This weekend marked the one-year anniversary of the Valentine’s Day storm, which also marked the end of a particularly stormy three-month period. A new review article – ‘From months to minutes – exploring the value of high-resolution rainfall observation and prediction during the UK winter storms of 2013/2014’ – written by 16 Met Office co-authors reviews the accuracy of our forecasting and warning of severe weather during winter 2013-14, and assesses its performance.
The paper concludes that the “prolonged period of high impact weather experienced in the United Kingdom during the winter of 2013/14 was very well forecast by the operational tools available across space and time scales.”
Here Huw Lewis, the paper’s lead author, and Derrick Ryall, Head of the Public Weather Service, look at the extreme weather last year and the role of the Met Office in communicating severe weather through the National Severe Weather Warning Service.
Winter 2013/2014 in the United Kingdom was remarkable. The country was battered by at least 12 major winter storms over a three month period and was officially assessed as the stormiest period that the United Kingdom has experienced for at least 20 years.
The series of storms resulted in the wettest winter in almost 250 years (according to the England and Wales precipitation series from 1766), significantly wetter than the previous wettest winter in 1914/1915.
The extreme weather caused widespread flooding throughout Southern England and coastal damage – most notably in the South West and Norfolk coasts. The impact of the severe winter storms on individuals, businesses and the government were substantial, including several fatalities, widespread power cuts and damaged infrastructure.
Recent advances in forecasting, technology and the scientific developments in meteorology have been considerable.

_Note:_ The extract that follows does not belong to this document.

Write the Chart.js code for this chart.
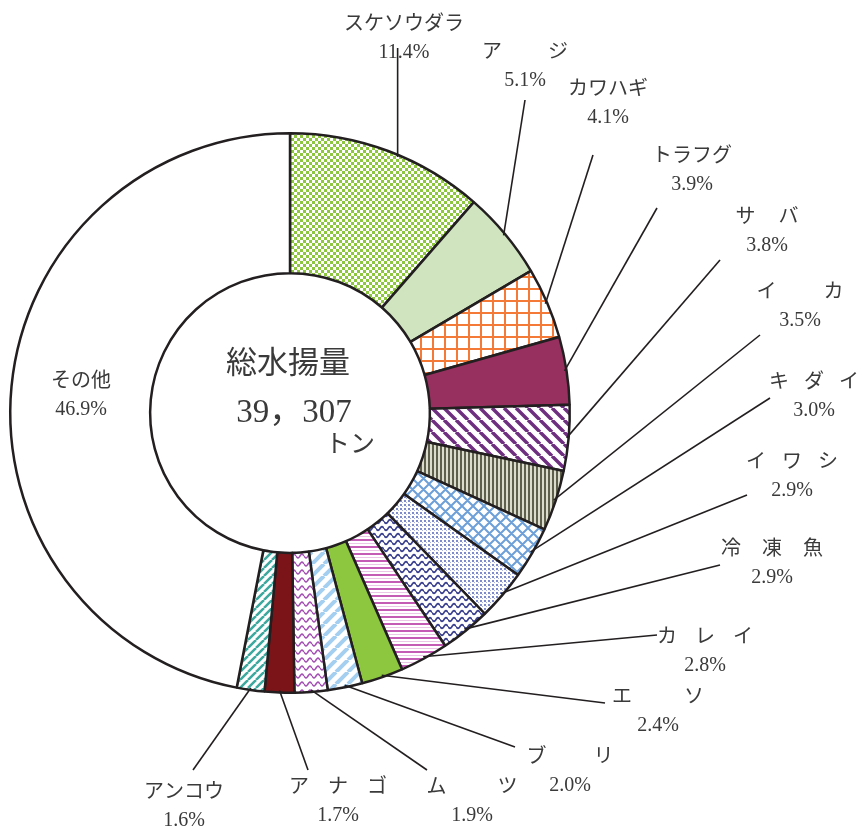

These developments and improvements in accuracy mean that a four-day weather forecast is as accurate as a one-day forecast was just thirty years ago. During the course of last winter, the Met Office was able to use these forecasts to warn of any severe weather well in advance. In the case of the St Jude’s Day storm at the end of October 2013 warnings went out to the Government and the public five days before the storm even existed.
As the accuracy of weather forecasts has evolved, so has the communication of the potential impacts of severe weather. The National Severe Weather Warning Service enables more ‘weather decisions’ which in turn help to minimise the consequences of severe weather. The Met Office was at the heart of the government response to the storms, providing advice on weather impacts through the National Severe Weather Warning Service and Civil Contingency Advisors. The Met Office also worked very closely with both the national and regional media, who in turn played a key role in ensuring that the public were fully informed about the potential impacts of any up-coming weather.
In addition to the Public Weather Service, commercial partners and customers were also provided with detailed updates throughout the period in order for them to plan effectively for logistical issues. Together, these advanced warnings helped authorities, businesses and individuals to be better prepared to take mitigating actions.
Driving further improvements in accuracy and therefore reducing the lead time and increasing the detail of severe weather warnings is one of the Met Office’s key priorities . The ultimate aim is to improve the potential for users to plan preventative measures for severe weather events much further ahead. Underpinning all of these developments is a continuing programme of scientific research and access to enhanced supercomputing over the next few years.
Can I have a clarification, please?
By “the wettest winter in almost 250 years (according to the England and Wales precipitation series from 1766)”, do you mean, ‘since records began’? Or do you mean that there was an equally wet winter almost 250 years ago? If you mean the former it would be helpful in the fight against climate change denial if you could make that very clear, as some people prefer to interpret the statement ambiguously as proof that (I quote one of them), “there were wetter winters in the past”.
johnrussel40, can I have clarification please? You said,
“…..it would be helpful in the fight against climate change denial…..”
Climate change denial???
If by ‘climate change denial’ you mean people in ‘denial of the climate changing’ then they are few and far between. The climate is always changing.
However, if you mean ‘this was caused by mankind’ along the lines of ‘anthropological climate change denial’ then there are many. Some might take this wet period in question as ambiguous ‘proof’ that only man’s influence upon the world can cause this.
Please help the fight against ‘blind faith, manipulation and exploitation of ignorance’ by being more specific in apportioning blame.
Your point is irrelevant because the rainfall records are not even reliable prior to the 1950’s, but best of luck in finding a climate change denier. I’ve personally never come across anyone who denies the climate has changed. In fact all the people I’ve met believe the climate has been changing for the last 4.5 billion years.
It’s a shame that the PDF of the article isn’t available for any member of the public to freely download and read.
These developments and improvements in accuracy mean that a four-day weather forecast is as accurate as a one-day forecast was just thirty years ago.
That’s great news! So in 30×365 daily forecasts, you’ve quadrupled the time over which the forecasts have any accuracy.
So, that now means in 10950 years, the then four year global temperature will be as good as the present 1year forecast.
How many of the one year forecasts have you got even the correct sign? Is it 1 or 2 out of around 15?
So that means, based on the same rate of progress in 12965AD you will be getting around 90% of 4year global temperature forecasts wrong!
I sure wish I could be alive to see that!
WEather is not climate, as I am sure you have been told many times already.